═══ DATASET SECTION ═══

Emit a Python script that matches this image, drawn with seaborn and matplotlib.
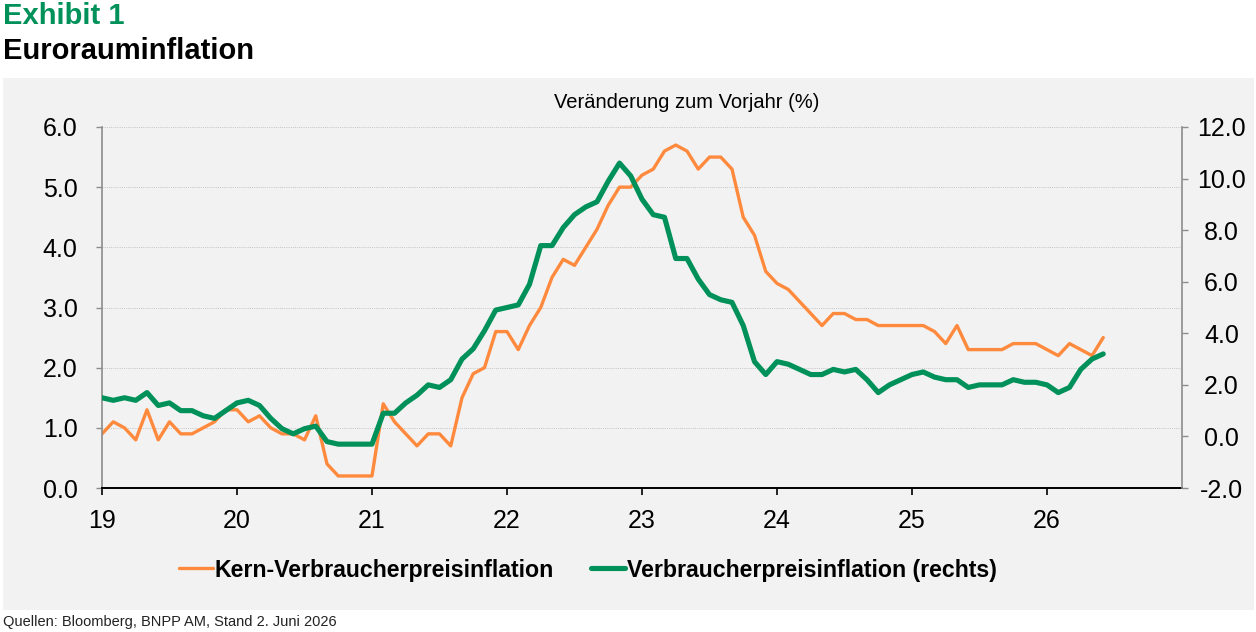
import matplotlib
matplotlib.use("Agg")
import matplotlib.pyplot as plt
from matplotlib.patches import Rectangle
from matplotlib.lines import Line2D
from matplotlib.ticker import FormatStrFormatter
import seaborn as sns
import pandas as pd

# ---- data (monthly, starting Dec 2018) ----
core = [0.9, 1.1, 1.0, 0.8, 1.3, 0.8, 1.1, 0.9, 0.9, 1.0, 1.1, 1.3,
        1.3, 1.1, 1.2, 1.0, 0.9, 0.9, 0.8, 1.2, 0.4, 0.2, 0.2, 0.2,
        0.2, 1.4, 1.1, 0.9, 0.7, 0.9, 0.9, 0.7, 1.5, 1.9, 2.0, 2.6,
        2.6, 2.3, 2.7, 3.0, 3.5, 3.8, 3.7, 4.0, 4.3, 4.7, 5.0, 5.0,
        5.2, 5.3, 5.6, 5.7, 5.6, 5.3, 5.5, 5.5, 5.3, 4.5, 4.2, 3.6,
        3.4, 3.3, 3.1, 2.9, 2.7, 2.9, 2.9, 2.8, 2.8, 2.7, 2.7, 2.7,
        2.7, 2.7, 2.6, 2.4, 2.7, 2.3, 2.3, 2.3, 2.3, 2.4, 2.4, 2.4,
        2.3, 2.2, 2.4, 2.3, 2.2, 2.5]
headline = [1.5, 1.4, 1.5, 1.4, 1.7, 1.2, 1.3, 1.0, 1.0, 0.8, 0.7, 1.0,
            1.3, 1.4, 1.2, 0.7, 0.3, 0.1, 0.3, 0.4, -0.2, -0.3, -0.3, -0.3,
            -0.3, 0.9, 0.9, 1.3, 1.6, 2.0, 1.9, 2.2, 3.0, 3.4, 4.1, 4.9,
            5.0, 5.1, 5.9, 7.4, 7.4, 8.1, 8.6, 8.9, 9.1, 9.9, 10.6, 10.1,
            9.2, 8.6, 8.5, 6.9, 6.9, 6.1, 5.5, 5.3, 5.2, 4.3, 2.9, 2.4,
            2.9, 2.8, 2.6, 2.4, 2.4, 2.6, 2.5, 2.6, 2.2, 1.7, 2.0, 2.2,
            2.4, 2.5, 2.3, 2.2, 2.2, 1.9, 2.0, 2.0, 2.0, 2.2, 2.1, 2.1,
            2.0, 1.7, 1.9, 2.6, 3.0, 3.2]
month_index = list(range(len(core)))
year_labels = ["19", "20", "21", "22", "23", "24", "25", "26"]
year_ticks = [12 * k for k in range(len(year_labels))]
left_ticks = [0, 1, 2, 3, 4, 5, 6]
right_ticks = [-2, 0, 2, 4, 6, 8, 10, 12]

label_core = "Kern-Verbraucherpreisinflation"
label_head = "Verbraucherpreisinflation (rechts)"

ORANGE = "#FF8A3D"
GREEN = "#00915A"
PANEL = "#F2F2F2"

df = pd.DataFrame({"m": month_index, "core": core, "headline": headline})

sns.set_theme(style="white")
plt.rcParams["font.family"] = ["Liberation Sans", "DejaVu Sans"]
plt.rcParams["text.color"] = "black"
plt.rcParams["xtick.labelcolor"] = "black"
plt.rcParams["ytick.labelcolor"] = "black"

W, H = 1256, 632
fig = plt.figure(figsize=(W / 100, H / 100), dpi=100, facecolor="white")

# grey panel behind everything
fig.patches.append(Rectangle((3 / W, 1 - 610 / H), (1254 - 3) / W, (610 - 78) / H,
                             transform=fig.transFigure, facecolor=PANEL,
                             edgecolor="none", zorder=-5))

ax = fig.add_axes([102 / W, 1 - 488 / H, (1182 - 102) / W, (488 - 127) / H])
ax.set_facecolor(PANEL)
ax2 = ax.twinx()

sns.lineplot(data=df, x="m", y="core", ax=ax, color=ORANGE, lw=2.4)
sns.lineplot(data=df, x="m", y="headline", ax=ax2, color=GREEN, lw=3.7)

ax.set_xlim(0, 96)
ax.set_ylim(0, 6)
ax2.set_ylim(-2, 12)
ax.set_xticks(year_ticks)
ax.set_xticklabels(year_labels)
ax.set_yticks(left_ticks)
ax2.set_yticks(right_ticks)
ax.yaxis.set_major_formatter(FormatStrFormatter("%.1f"))
ax2.yaxis.set_major_formatter(FormatStrFormatter("%.1f"))
ax.set_xlabel("")
ax.set_ylabel("")
ax2.set_ylabel("")

ax.yaxis.grid(True, linestyle=(0, (1, 1.2)), color="#C4C4C4", linewidth=0.7)
ax.xaxis.grid(False)
ax2.grid(False)
ax.set_axisbelow(True)

for s in ["top", "right"]:
    ax.spines[s].set_visible(False)
for s in ["top", "left", "bottom"]:
    ax2.spines[s].set_visible(False)
ax.spines["left"].set_color("#8C8C8C")
ax.spines["left"].set_linewidth(1.2)
ax.spines["bottom"].set_color("black")
ax.spines["bottom"].set_linewidth(1.4)
ax2.spines["right"].set_color("#8C8C8C")
ax2.spines["right"].set_linewidth(1.2)

ax.tick_params(axis="x", which="major", direction="out", length=5, width=1.2,
               color="black", labelsize=18, pad=10, bottom=True)
ax.tick_params(axis="y", which="major", direction="out", length=4.5, width=1.0,
               color="#8C8C8C", labelsize=18, pad=13, left=True)
ax2.tick_params(axis="y", which="major", direction="out", length=4.5, width=1.0,
                color="#8C8C8C", labelsize=18, pad=24, right=True)
for t in ax2.get_yticklabels():
    t.set_horizontalalignment("center")

if ax.get_legend() is not None:
    ax.get_legend().remove()
if ax2.get_legend() is not None:
    ax2.get_legend().remove()

# titles and texts
fig.text(3 / W, 1 - 16 / H, "Exhibit 1", color=GREEN, fontsize=21,
         fontweight="bold", ha="left", va="center")
fig.text(3 / W, 1 - 51 / H, "Eurorauminflation", color="black", fontsize=21,
         fontweight="bold", ha="left", va="center")
fig.text(687 / W, 1 - 103 / H, "Veränderung zum Vorjahr (%)", color="black",
         fontsize=14.5, ha="center", va="center")
fig.text(3 / W, 1 - 622 / H, "Quellen: Bloomberg, BNPP AM, Stand 2. Juni 2026",
         color="#222222", fontsize=10.5, ha="left", va="center")

handles = [Line2D([0], [0], color=ORANGE, lw=2.4),
           Line2D([0], [0], color=GREEN, lw=3.7)]
leg = fig.legend(handles, [label_core, label_head], loc="center",
                 bbox_to_anchor=(588 / W, 1 - 570 / H), ncol=2, frameon=False,
                 prop={"size": 16.7, "weight": "bold"}, handlelength=1.45,
                 handletextpad=0.08, columnspacing=1.6)
for t in leg.get_texts():
    t.set_color("black")

fig.savefig("out.png", dpi=100, facecolor="white")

═══

## EXERCISE
Give again, word for word, every line from the top of the data through the line with "import pandas as pd", both ends included, and exclude the pictures.

## RESPONSE TO THE TASK
Emit a Python script that matches this image, drawn with seaborn and matplotlib.
import matplotlib
matplotlib.use("Agg")
import matplotlib.pyplot as plt
from matplotlib.patches import Rectangle
from matplotlib.lines import Line2D
from matplotlib.ticker import FormatStrFormatter
import seaborn as sns
import pandas as pd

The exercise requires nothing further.